Chercheur à l'université de Tours, Sylvain Crépon est spécialiste du Front national. Il a codirigé la rédaction de l'ouvrage les Faux-Semblants du Front national (Presses de Sciences-Po, 2015).
Entre clins d’œil à l’électorat mélenchoniste et recul sur l’euro, la ligne mariniste semble flottante en cette fin de campagne…
On le redécouvre : le Front national n’a pas de culture de gouvernement. La campagne de 2012 avait pourtant représenté un progrès sur ce plan : conseillée notamment par Florian Philippot, Marine Le Pen avait travaillé ses dossiers, introduit dans sa campagne un principe de réalité. De ce point de vue, 2017 représente une régression. On semble en revenir aux incantations idéologiques de la vieille extrême droite, concentrée sur la nostalgie du passé et la critique de l’ordre existant, plus que sur l’élaboration d’un projet pour l’avenir. Comme si, ayant été initiée à la politique au sein de l’extrême droite, Marine Le Pen s’avérait aujourd’hui incapable de dépasser ce stade.
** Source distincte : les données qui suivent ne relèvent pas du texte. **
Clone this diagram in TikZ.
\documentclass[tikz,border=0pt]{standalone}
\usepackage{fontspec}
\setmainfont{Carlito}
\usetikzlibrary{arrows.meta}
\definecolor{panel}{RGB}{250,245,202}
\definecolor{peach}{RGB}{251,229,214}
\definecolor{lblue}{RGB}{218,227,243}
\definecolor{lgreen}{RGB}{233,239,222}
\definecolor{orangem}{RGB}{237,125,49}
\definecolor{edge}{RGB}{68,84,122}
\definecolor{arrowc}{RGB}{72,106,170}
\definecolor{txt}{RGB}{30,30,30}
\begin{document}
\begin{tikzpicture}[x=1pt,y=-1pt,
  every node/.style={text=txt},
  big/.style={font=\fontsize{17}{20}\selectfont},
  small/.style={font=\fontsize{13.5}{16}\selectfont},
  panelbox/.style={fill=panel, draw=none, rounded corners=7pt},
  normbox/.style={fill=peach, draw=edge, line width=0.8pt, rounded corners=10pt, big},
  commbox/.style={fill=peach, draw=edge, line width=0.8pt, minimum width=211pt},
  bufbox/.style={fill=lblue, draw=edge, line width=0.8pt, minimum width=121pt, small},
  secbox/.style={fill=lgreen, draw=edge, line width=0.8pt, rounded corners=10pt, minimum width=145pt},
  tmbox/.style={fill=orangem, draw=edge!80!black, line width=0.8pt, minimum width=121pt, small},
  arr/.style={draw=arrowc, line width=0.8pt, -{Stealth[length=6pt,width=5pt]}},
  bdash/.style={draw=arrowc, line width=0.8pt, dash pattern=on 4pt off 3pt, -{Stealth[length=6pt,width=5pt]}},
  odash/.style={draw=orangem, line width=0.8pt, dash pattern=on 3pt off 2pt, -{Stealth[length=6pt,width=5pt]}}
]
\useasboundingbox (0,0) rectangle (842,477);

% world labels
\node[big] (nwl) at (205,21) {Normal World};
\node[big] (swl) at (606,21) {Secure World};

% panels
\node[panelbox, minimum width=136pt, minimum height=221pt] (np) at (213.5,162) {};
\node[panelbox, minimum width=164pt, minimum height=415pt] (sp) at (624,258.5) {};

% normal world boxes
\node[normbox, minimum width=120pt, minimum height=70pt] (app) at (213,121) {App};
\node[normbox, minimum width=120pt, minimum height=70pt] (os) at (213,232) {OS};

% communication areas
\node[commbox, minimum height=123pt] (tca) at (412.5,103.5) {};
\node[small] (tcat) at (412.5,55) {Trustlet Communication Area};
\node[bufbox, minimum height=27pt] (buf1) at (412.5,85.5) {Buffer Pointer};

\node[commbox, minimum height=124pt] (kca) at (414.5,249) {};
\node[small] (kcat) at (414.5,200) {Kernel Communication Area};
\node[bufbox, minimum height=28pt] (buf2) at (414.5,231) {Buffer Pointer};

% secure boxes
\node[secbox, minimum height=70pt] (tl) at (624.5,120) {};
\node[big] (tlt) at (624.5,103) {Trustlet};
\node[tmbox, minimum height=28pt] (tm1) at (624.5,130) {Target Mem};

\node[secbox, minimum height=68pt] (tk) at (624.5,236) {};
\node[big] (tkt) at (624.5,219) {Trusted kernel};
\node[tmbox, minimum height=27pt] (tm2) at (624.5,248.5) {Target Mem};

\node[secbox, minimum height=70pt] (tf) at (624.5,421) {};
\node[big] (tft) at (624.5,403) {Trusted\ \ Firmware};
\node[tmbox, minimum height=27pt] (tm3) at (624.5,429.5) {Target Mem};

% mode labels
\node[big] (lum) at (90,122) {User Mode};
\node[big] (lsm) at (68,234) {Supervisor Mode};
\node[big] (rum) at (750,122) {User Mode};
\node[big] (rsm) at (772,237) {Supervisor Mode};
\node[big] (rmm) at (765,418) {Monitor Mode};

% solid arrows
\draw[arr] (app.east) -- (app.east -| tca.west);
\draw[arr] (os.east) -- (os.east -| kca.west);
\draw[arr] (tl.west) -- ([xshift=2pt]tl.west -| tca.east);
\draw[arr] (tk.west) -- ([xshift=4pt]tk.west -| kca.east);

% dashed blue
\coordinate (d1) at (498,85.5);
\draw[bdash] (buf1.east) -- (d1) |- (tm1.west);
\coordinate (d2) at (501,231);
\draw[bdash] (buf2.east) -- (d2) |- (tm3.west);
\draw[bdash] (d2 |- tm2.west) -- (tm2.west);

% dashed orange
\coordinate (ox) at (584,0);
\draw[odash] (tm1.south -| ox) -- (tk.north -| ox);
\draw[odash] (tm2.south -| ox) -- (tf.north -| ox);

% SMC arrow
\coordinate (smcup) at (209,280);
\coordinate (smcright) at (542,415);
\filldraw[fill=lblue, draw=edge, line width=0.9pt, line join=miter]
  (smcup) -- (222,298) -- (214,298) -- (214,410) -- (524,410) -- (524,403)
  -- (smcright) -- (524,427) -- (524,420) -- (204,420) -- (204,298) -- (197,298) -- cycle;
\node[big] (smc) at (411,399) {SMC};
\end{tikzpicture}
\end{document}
La question se pose même de la sincérité de son envie d’arriver au pouvoir…
Le premier tour peut être le moment de tenir un discours idéologique pour rassembler son camp ; le second doit laisser la place à la rationalité gestionnaire. Macron n’a guère de fond idéologique, ce qui l’a sans doute handicapé dans un premier temps, mais il est, de ce point de vue, un parfait candidat de second tour. Marine Le Pen, c’est manifestement l’inverse. Son problème est d’ailleurs de ne pas pouvoir s’affranchir complètement de la charge radicale du discours FN, qui fait la spécificité de celui-ci.
Le FN peut-il poursuivre sa croissance en s’adressant aux électeurs de gauche, comme a tenté de le faire sa candidate ?
Selon moi, cette ligne symbolise le peu d’appétit du FN pour le pouvoir. Aujourd’hui, 63 % des électeurs frontistes se déclarent spontanément «de droite», un petit tiers «du centre» ou «ni de droite, ni de gauche», et environ 5 % de gauche. C’est du côté des électeurs de François Fillon que se trouve le potentiel de croissance du Front national. Or, Marine Le Pen se sera dans l’entre-deux-tours adressée à part égale à la droite et à la gauche, et peut-être même plus à cette dernière. Ce qui constitue évidemment un signal décourageant pour l’électorat filloniste. J’y vois une forme d’immaturité politique, consistant à partir à l’assaut du pouvoir avec une stratégie qui vous en interdit l’accès.
En cas de défaite de Marine Le Pen au second tour, quelles sont les perspectives pour son mouvement ?
Le score du second tour déterminera sans doute celui des élections législatives à venir. Le projet du FN de constituer un groupe à l’Assemblée nationale, avec quinze députés au moins, n’a rien d’irréaliste. Reste à savoir si Marine Le Pen y figurera en étant élue sur son terrain nordiste : cela aussi est envisageable, et elle jouerait alors à l’Assemblée un rôle qui lui correspond parfaitement. Seule contre tous, elle pourrait faire le buzz dans les médias et les travées de l’hémicycle. A moyen et long termes, en revanche, les perspectives sont plus aléatoires.
Même en cas de résultat très décevant dimanche, il n’y a guère d’alternative à Marine Le Pen pour la présidence du parti. D’autant que les possibilités d’expression d’une éventuelle opposition interne sont très réduites. Un débat un peu sourd, mais réel, continuera à exister, animé notamment par ces sympathisants de Marion Maréchal-Le Pen qui voudraient voir le FN assumer une identité de droite. Et se contenteraient très bien d’une participation au pouvoir, aux côtés de la droite, plutôt que de son contrôle total.